Cap sur l’église Saint-Antonius de Düsseldorf. En plein confinement, Maxime Denuc est détenteur du Graal, le sésame qui lui permet non seulement de mener à bien son projet, mais aussi de voyager à l’envi en Allemagne. C’est le très enthousiaste Marcus Hinz qui l’accueille, lui donne les clés de l’église et carte blanche pour y travailler.

« C’était comme une résidence dans l’église. Je travaillais sur l’orgue de 9h à 23h tous les jours, avec seulement des pauses pour les messes. Parfois, je voyais des gens prier en bas et j’étais presque gêné de jouer ma musique, mais Marcus me disait que c’était au contraire tout à fait adapté. Contrairement à ce que l’on pourrait croire, les gens d’église peuvent comprendre l’idée et l’attrait pour le sacré. Marcus voulait vraiment faire avancer la musique d’orgue ».

En effet, l’association de l’ordinateur et de l’orgue permet de transcender l’instrument, autant que la manière classique de l’utiliser. Maxime Denuc compose sur logiciel avec la précision chirurgicale des musiques électroniques, et mène l’orgue comme un chef d’orchestre. « On dépasse les limites de l’instrument, un organiste seul ne pourrait pas physiquement jouer cette musique ». Ainsi, l’artiste ne cherche pas à faire de l’ombre à l’orgue classique, ou l’enterrer, mais simplement explorer de nouvelles manières d’en jouer. Et à l’inverse, l’instrument a aussi son propre son, ses modules et un cadre qu’il est impossible de dépasser : « l’orgue façonne aussi sa propre musique ».

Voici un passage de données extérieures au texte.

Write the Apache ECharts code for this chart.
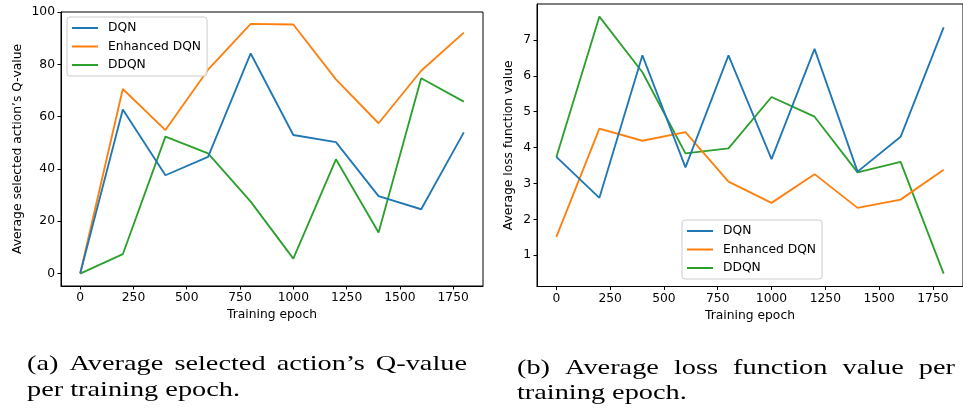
<!DOCTYPE html>
<html>
<head>
<meta charset="utf-8">
<script src="https://cdn.jsdelivr.net/npm/echarts@6/dist/echarts.min.js"></script>
<style>
  html, body { margin: 0; padding: 0; background: #fff; }
  #container { width: 963px; height: 415px; }
</style>
</head>
<body>
<div id="container"></div>
<script>
var epochs = [0, 200, 400, 600, 800, 1000, 1200, 1400, 1600, 1800];

// (a) average selected action's Q-value
var qDqn = [0, 62.8, 37.6, 44.6, 84.2, 53.0, 50.3, 29.6, 24.6, 54.0];
var qEnhanced = [0, 70.6, 54.9, 78.0, 95.5, 95.3, 74.3, 57.5, 77.6, 92.2];
var qDdqn = [0, 7.4, 52.4, 46.0, 27.5, 5.7, 43.7, 15.7, 74.7, 65.8];

// (b) average loss function value
var lossDqn = [3.74, 2.60, 6.57, 3.45, 6.57, 3.68, 6.75, 3.33, 4.30, 7.35];
var lossEnhanced = [1.51, 4.53, 4.19, 4.43, 3.05, 2.46, 3.26, 2.32, 2.55, 3.38];
var lossDdqn = [3.74, 7.65, 6.10, 3.84, 3.98, 5.41, 4.86, 3.31, 3.60, 0.49];

var xTicks = [0, 250, 500, 750, 1000, 1250, 1500, 1750];
var qTicks = [0, 20, 40, 60, 80, 100];
var lossTicks = [1, 2, 3, 4, 5, 6, 7];

var names = ['DQN', 'Enhanced DQN', 'DDQN'];
var colors = ['#1f77b4', '#ff7f0e', '#2ca02c'];

var captionA = ['(a) Average selected action\u2019s Q-value', 'per training epoch.'];
var captionB = ['(b) Average loss function value per', 'training epoch.'];

var dom = document.getElementById('container');
var myChart = echarts.init(dom, null, { renderer: 'canvas' });

var tickFont = 'DejaVu Sans';
var tickSize = 12.3;

function pairs(ys) {
    return ys.map(function (y, i) { return [epochs[i], y]; });
}

function plain(v) { return String(v); }

function xAxisFor(gridIndex) {
    return {
        type: 'value', gridIndex: gridIndex,
        min: -90, max: 1890,
        name: 'Training epoch', nameLocation: 'middle', nameGap: 23,
        nameTextStyle: { fontFamily: tickFont, fontSize: tickSize, color: '#000' },
        axisLine: { show: true, onZero: false, lineStyle: { color: '#000', width: 1 } },
        axisTick: { show: true, length: 3.5, lineStyle: { color: '#000' }, customValues: xTicks },
        axisLabel: { fontFamily: tickFont, fontSize: tickSize, color: '#000', margin: 6, customValues: xTicks, formatter: plain },
        splitLine: { show: false }
    };
}

function yAxisFor(gridIndex, min, max, ticks, title, gap) {
    return {
        type: 'value', gridIndex: gridIndex,
        min: min, max: max,
        name: title, nameLocation: 'middle', nameGap: gap,
        nameTextStyle: { fontFamily: tickFont, fontSize: tickSize, color: '#000' },
        axisLine: { show: true, onZero: false, lineStyle: { color: '#000', width: 1 } },
        axisTick: { show: true, length: 3.5, lineStyle: { color: '#000' }, customValues: ticks },
        axisLabel: { fontFamily: tickFont, fontSize: tickSize, color: '#000', margin: 6, customValues: ticks, formatter: plain },
        splitLine: { show: false }
    };
}

function legendFor(left, top) {
    return {
        left: left, top: top, orient: 'vertical',
        data: names,
        icon: 'rect', itemWidth: 26, itemHeight: 2, itemGap: 4.5,
        padding: [4, 6, 4, 5],
        backgroundColor: 'rgba(255,255,255,0.8)',
        borderColor: '#cccccc', borderWidth: 1, borderRadius: 3,
        textStyle: { fontFamily: tickFont, fontSize: tickSize, color: '#000', lineHeight: 14, padding: [0, 0, 0, 5] }
    };
}

function lines(values, axisIndex) {
    return values.map(function (ys, i) {
        return {
            name: names[i], type: 'line',
            xAxisIndex: axisIndex, yAxisIndex: axisIndex,
            data: pairs(ys), showSymbol: false, symbol: 'none',
            lineStyle: { color: colors[i], width: 1.85 },
            itemStyle: { color: colors[i] },
            z: 3 - i
        };
    });
}

// caption words laid out like LaTeX justified text
var capFont = '22px "Liberation Serif"';
var measure = document.createElement('canvas').getContext('2d');
measure.font = capFont;
function textWidth(s) { return measure.measureText(s).width; }

var capScale = 213 / textWidth(captionA[1]);

function captionLine(text, left, right, baseline, justify) {
    var words = text.split(' ');
    var widths = words.map(function (w) { return textWidth(w) * capScale; });
    var total = widths.reduce(function (a, b) { return a + b; }, 0);
    var gap = justify ? (right - left - total) / (words.length - 1) : textWidth(' ') * capScale;
    var x = left;
    return words.map(function (w, i) {
        var el = {
            type: 'text', x: x, y: baseline - 7, scaleX: capScale, scaleY: 1,
            style: { text: w, font: capFont, fill: '#000', verticalAlign: 'middle', textAlign: 'left' },
            silent: true
        };
        x += widths[i] + gap;
        return el;
    });
}

var graphics = []
    .concat(captionLine(captionA[0], 27, 467, 371, true))
    .concat(captionLine(captionA[1], 27, 240, 397, false))
    .concat(captionLine(captionB[0], 517, 955, 375, true))
    .concat(captionLine(captionB[1], 517, 690, 400, false));

var option = {
    animation: false,
    backgroundColor: '#fff',
    grid: [
        { left: 61, top: 12, width: 422, height: 274, show: true, borderColor: '#000', borderWidth: 1 },
        { left: 537, top: 4, width: 448, height: 282.5, show: true, borderColor: '#000', borderWidth: 1 }
    ],
    xAxis: [xAxisFor(0), xAxisFor(1)],
    yAxis: [
        yAxisFor(0, -4.77, 100.07, qTicks, 'Average selected action\u2019s Q-value', 37),
        yAxisFor(1, 0.13, 8.0, lossTicks, 'Average loss function value', 22)
    ],
    legend: [legendFor(67, 17), legendFor(682, 220)],
    series: lines([qDqn, qEnhanced, qDdqn], 0).concat(lines([lossDqn, lossEnhanced, lossDdqn], 1)),
    graphic: graphics
};

myChart.setOption(option);
</script>
</body>
</html>
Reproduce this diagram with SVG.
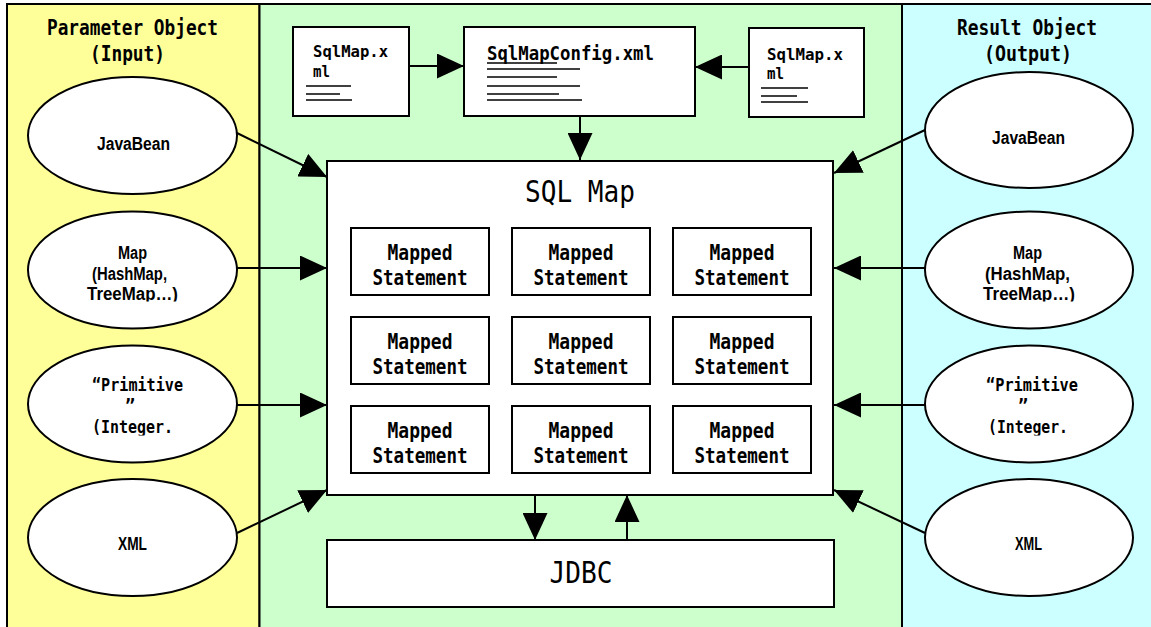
<svg xmlns="http://www.w3.org/2000/svg" width="1151" height="627" viewBox="0 0 1151 627">
<style>
.col{stroke:#000;stroke-width:2}
.box{fill:#fff;stroke:#000;stroke-width:2}
.ell{fill:#fff;stroke:#000;stroke-width:2}
.rule{stroke:#000;stroke-width:1.6}
.mono{font-family:"DejaVu Sans Mono","Liberation Mono",monospace;font-weight:bold}
.hd{font-size:21px}
.doc{font-size:16px}
.cfg{font-size:19px}
.ms{font-size:22px}
.big{font-family:"DejaVu Sans Mono","Liberation Mono",monospace;font-weight:normal;font-size:30px}
.el{font-family:"Liberation Sans","DejaVu Sans",sans-serif;font-weight:bold;font-size:18px}
.elm{font-family:"DejaVu Sans Mono","Liberation Mono",monospace;font-weight:bold;font-size:17px}
.conn line{stroke:#000;stroke-width:2;marker-end:url(#ah)}
</style>
<defs>
<marker id="ah" markerUnits="userSpaceOnUse" markerWidth="27" markerHeight="25" refX="27" refY="12.5" orient="auto" viewBox="0 0 27 25">
<path d="M0,0 L27,12.5 L0,25 z" fill="#000"/>
</marker>
<clipPath id="clipMap"><rect x="0" y="0" width="1151" height="301.5"/></clipPath>
<clipPath id="clipPrim"><rect x="0" y="0" width="1151" height="435.5"/></clipPath>
</defs>

<g id="columns">
<rect class="col" x="7" y="4" width="252.5" height="640" fill="#FFFF99"/>
<rect class="col" x="259.5" y="4" width="642.5" height="640" fill="#CCFFCC"/>
<rect class="col" x="902" y="4" width="260" height="640" fill="#CCFFFF"/>
</g>

<g id="header-input">
<text class="mono hd" x="47" y="35" textLength="171" lengthAdjust="spacingAndGlyphs">Parameter Object</text>
<text class="mono hd" x="90" y="61" textLength="75" lengthAdjust="spacingAndGlyphs">(Input)</text>
</g>
<g id="header-output">
<text class="mono hd" x="957" y="35" textLength="140" lengthAdjust="spacingAndGlyphs">Result Object</text>
<text class="mono hd" x="984" y="61" textLength="88" lengthAdjust="spacingAndGlyphs">(Output)</text>
</g>

<g id="sqlmap-doc-left">
<rect class="box" x="293" y="27" width="116" height="89"/>
<text class="mono doc" x="313" y="57" textLength="75" lengthAdjust="spacingAndGlyphs">SqlMap.x</text>
<text class="mono doc" x="313" y="77" textLength="17" lengthAdjust="spacingAndGlyphs">ml</text>
<line class="rule" x1="306" y1="86" x2="351" y2="86"/>
<line class="rule" x1="306" y1="94" x2="340" y2="94"/>
<line class="rule" x1="306" y1="100" x2="352" y2="100"/>
</g>

<g id="sqlmapconfig">
<rect class="box" x="464" y="27" width="231" height="89"/>
<text class="mono cfg" x="487" y="60" textLength="167" lengthAdjust="spacingAndGlyphs">SqlMapConfig.xml</text>
<line class="rule" x1="487" y1="63" x2="557" y2="63"/>
<line class="rule" x1="487" y1="69" x2="580" y2="69"/>
<line class="rule" x1="487" y1="77" x2="557" y2="77"/>
<line class="rule" x1="487" y1="86" x2="580" y2="86"/>
<line class="rule" x1="487" y1="94" x2="559" y2="94"/>
<line class="rule" x1="487" y1="100" x2="582" y2="100"/>
</g>

<g id="sqlmap-doc-right">
<rect class="box" x="749" y="28" width="115" height="89"/>
<text class="mono doc" x="767" y="60" textLength="76" lengthAdjust="spacingAndGlyphs">SqlMap.x</text>
<text class="mono doc" x="767" y="79" textLength="17" lengthAdjust="spacingAndGlyphs">ml</text>
<line class="rule" x1="761" y1="88" x2="808" y2="88"/>
<line class="rule" x1="761" y1="96" x2="797" y2="96"/>
<line class="rule" x1="761" y1="102" x2="808" y2="102"/>
</g>

<g id="sqlmap">
<rect class="box" x="327" y="161" width="506" height="334"/>
<text class="big" x="580" y="202" text-anchor="middle" textLength="110" lengthAdjust="spacingAndGlyphs">SQL Map</text>
</g>

<g id="ms-1-1"><rect class="box" x="351" y="228" width="138" height="67"/>
<text class="mono ms" x="420" y="260" text-anchor="middle" textLength="65" lengthAdjust="spacingAndGlyphs">Mapped</text>
<text class="mono ms" x="420" y="285" text-anchor="middle" textLength="95" lengthAdjust="spacingAndGlyphs">Statement</text></g>
<g id="ms-1-2"><rect class="box" x="512" y="228" width="138" height="67"/>
<text class="mono ms" x="581" y="260" text-anchor="middle" textLength="65" lengthAdjust="spacingAndGlyphs">Mapped</text>
<text class="mono ms" x="581" y="285" text-anchor="middle" textLength="95" lengthAdjust="spacingAndGlyphs">Statement</text></g>
<g id="ms-1-3"><rect class="box" x="673" y="228" width="138" height="67"/>
<text class="mono ms" x="742" y="260" text-anchor="middle" textLength="65" lengthAdjust="spacingAndGlyphs">Mapped</text>
<text class="mono ms" x="742" y="285" text-anchor="middle" textLength="95" lengthAdjust="spacingAndGlyphs">Statement</text></g>

<g id="ms-2-1"><rect class="box" x="351" y="317" width="138" height="67"/>
<text class="mono ms" x="420" y="349" text-anchor="middle" textLength="65" lengthAdjust="spacingAndGlyphs">Mapped</text>
<text class="mono ms" x="420" y="374" text-anchor="middle" textLength="95" lengthAdjust="spacingAndGlyphs">Statement</text></g>
<g id="ms-2-2"><rect class="box" x="512" y="317" width="138" height="67"/>
<text class="mono ms" x="581" y="349" text-anchor="middle" textLength="65" lengthAdjust="spacingAndGlyphs">Mapped</text>
<text class="mono ms" x="581" y="374" text-anchor="middle" textLength="95" lengthAdjust="spacingAndGlyphs">Statement</text></g>
<g id="ms-2-3"><rect class="box" x="673" y="317" width="138" height="67"/>
<text class="mono ms" x="742" y="349" text-anchor="middle" textLength="65" lengthAdjust="spacingAndGlyphs">Mapped</text>
<text class="mono ms" x="742" y="374" text-anchor="middle" textLength="95" lengthAdjust="spacingAndGlyphs">Statement</text></g>

<g id="ms-3-1"><rect class="box" x="351" y="406" width="138" height="67"/>
<text class="mono ms" x="420" y="438" text-anchor="middle" textLength="65" lengthAdjust="spacingAndGlyphs">Mapped</text>
<text class="mono ms" x="420" y="463" text-anchor="middle" textLength="95" lengthAdjust="spacingAndGlyphs">Statement</text></g>
<g id="ms-3-2"><rect class="box" x="512" y="406" width="138" height="67"/>
<text class="mono ms" x="581" y="438" text-anchor="middle" textLength="65" lengthAdjust="spacingAndGlyphs">Mapped</text>
<text class="mono ms" x="581" y="463" text-anchor="middle" textLength="95" lengthAdjust="spacingAndGlyphs">Statement</text></g>
<g id="ms-3-3"><rect class="box" x="673" y="406" width="138" height="67"/>
<text class="mono ms" x="742" y="438" text-anchor="middle" textLength="65" lengthAdjust="spacingAndGlyphs">Mapped</text>
<text class="mono ms" x="742" y="463" text-anchor="middle" textLength="95" lengthAdjust="spacingAndGlyphs">Statement</text></g>

<g id="jdbc">
<rect class="box" x="327" y="540" width="507" height="67"/>
<text class="big" x="581" y="583" text-anchor="middle" textLength="63" lengthAdjust="spacingAndGlyphs">JDBC</text>
</g>

<g id="in-javabean">
<ellipse class="ell" cx="132.5" cy="135.5" rx="104.5" ry="58.5"/>
<text class="el" x="133.5" y="150" text-anchor="middle" textLength="73" lengthAdjust="spacingAndGlyphs">JavaBean</text>
</g>
<g id="in-map">
<ellipse class="ell" cx="132.5" cy="270" rx="104.5" ry="58.5"/>
<g clip-path="url(#clipMap)">
<text class="el" x="132.5" y="259" text-anchor="middle" textLength="29" lengthAdjust="spacingAndGlyphs">Map</text>
<text class="el" x="129.5" y="280" text-anchor="middle" textLength="75" lengthAdjust="spacingAndGlyphs">(HashMap,</text>
<text class="el" x="132.5" y="300" text-anchor="middle" textLength="91" lengthAdjust="spacingAndGlyphs">TreeMap…)</text>
</g>
</g>
<g id="in-primitive">
<ellipse class="ell" cx="132.5" cy="404" rx="104.5" ry="58.5"/>
<g clip-path="url(#clipPrim)">
<text class="elm" x="92" y="391" textLength="91" lengthAdjust="spacingAndGlyphs">“Primitive</text>
<text class="elm" x="130" y="412" text-anchor="middle">”</text>
<text class="elm" x="92" y="433" textLength="81" lengthAdjust="spacingAndGlyphs">(Integer.</text>
</g>
</g>
<g id="in-xml">
<ellipse class="ell" cx="132.5" cy="537.5" rx="104.5" ry="58.5"/>
<text class="el" x="132.5" y="550" text-anchor="middle" textLength="29" lengthAdjust="spacingAndGlyphs">XML</text>
</g>

<g id="out-javabean">
<ellipse class="ell" cx="1029" cy="130" rx="104" ry="58"/>
<text class="el" x="1028.5" y="144" text-anchor="middle" textLength="73" lengthAdjust="spacingAndGlyphs">JavaBean</text>
</g>
<g id="out-map">
<ellipse class="ell" cx="1029" cy="270" rx="104" ry="58.5"/>
<g clip-path="url(#clipMap)">
<text class="el" x="1027.5" y="259" text-anchor="middle" textLength="29" lengthAdjust="spacingAndGlyphs">Map</text>
<text class="el" x="1027.5" y="280" text-anchor="middle" textLength="85" lengthAdjust="spacingAndGlyphs">(HashMap,</text>
<text class="el" x="1029" y="300" text-anchor="middle" textLength="92" lengthAdjust="spacingAndGlyphs">TreeMap…)</text>
</g>
</g>
<g id="out-primitive">
<ellipse class="ell" cx="1029" cy="404" rx="104" ry="58.5"/>
<g clip-path="url(#clipPrim)">
<text class="elm" x="986" y="391" textLength="92" lengthAdjust="spacingAndGlyphs">“Primitive</text>
<text class="elm" x="1023" y="412" text-anchor="middle">”</text>
<text class="elm" x="988" y="433" textLength="80" lengthAdjust="spacingAndGlyphs">(Integer.</text>
</g>
</g>
<g id="out-xml">
<ellipse class="ell" cx="1029" cy="537.5" rx="104" ry="58.5"/>
<text class="el" x="1028.5" y="550" text-anchor="middle" textLength="27" lengthAdjust="spacingAndGlyphs">XML</text>
</g>

<g id="connectors" class="conn">
<line x1="409" y1="66" x2="464" y2="66"/>
<line x1="749" y1="67" x2="695" y2="67"/>
<line x1="580" y1="116" x2="580" y2="160"/>
<line x1="237" y1="133" x2="327" y2="177"/>
<line x1="237" y1="268" x2="327" y2="268"/>
<line x1="237" y1="405" x2="327" y2="405"/>
<line x1="237" y1="533" x2="327" y2="490"/>
<line x1="925" y1="130" x2="834" y2="173"/>
<line x1="925" y1="268" x2="834" y2="268"/>
<line x1="925" y1="405" x2="834" y2="405"/>
<line x1="925" y1="533" x2="834" y2="490"/>
<line x1="535" y1="495" x2="535" y2="540"/>
<line x1="627" y1="540" x2="627" y2="495"/>
</g>
</svg>
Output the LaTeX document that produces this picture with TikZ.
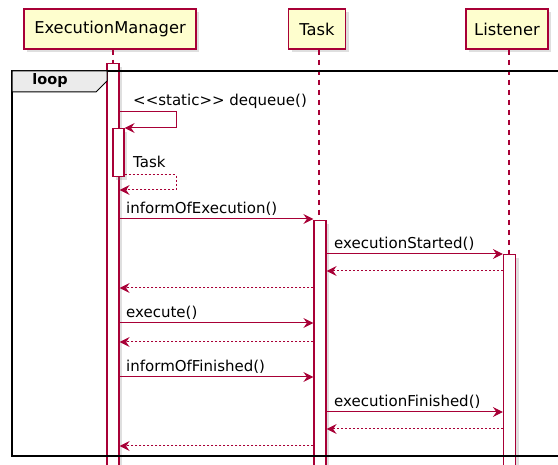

Et pour le live ? L’inconvénient de l’orgue d’église est qu’il est difficile de transporter l’orgue, ou l’église, en tourbus. Maxime Denuc réfléchit donc à travailler sa nouvelle pièce sur un système d’orgue MIDI transportable. Mais cette machine est évidemment beaucoup plus petite, ce qui reviendrait finalement à réadapter complètement son projet. « Ce sont les limites et les découvertes de mes projets qui me poussent à en explorer d’autres. Il y a encore beaucoup de choses à dire sur l’orgue », conclue-t-il avec un sourire énigmatique.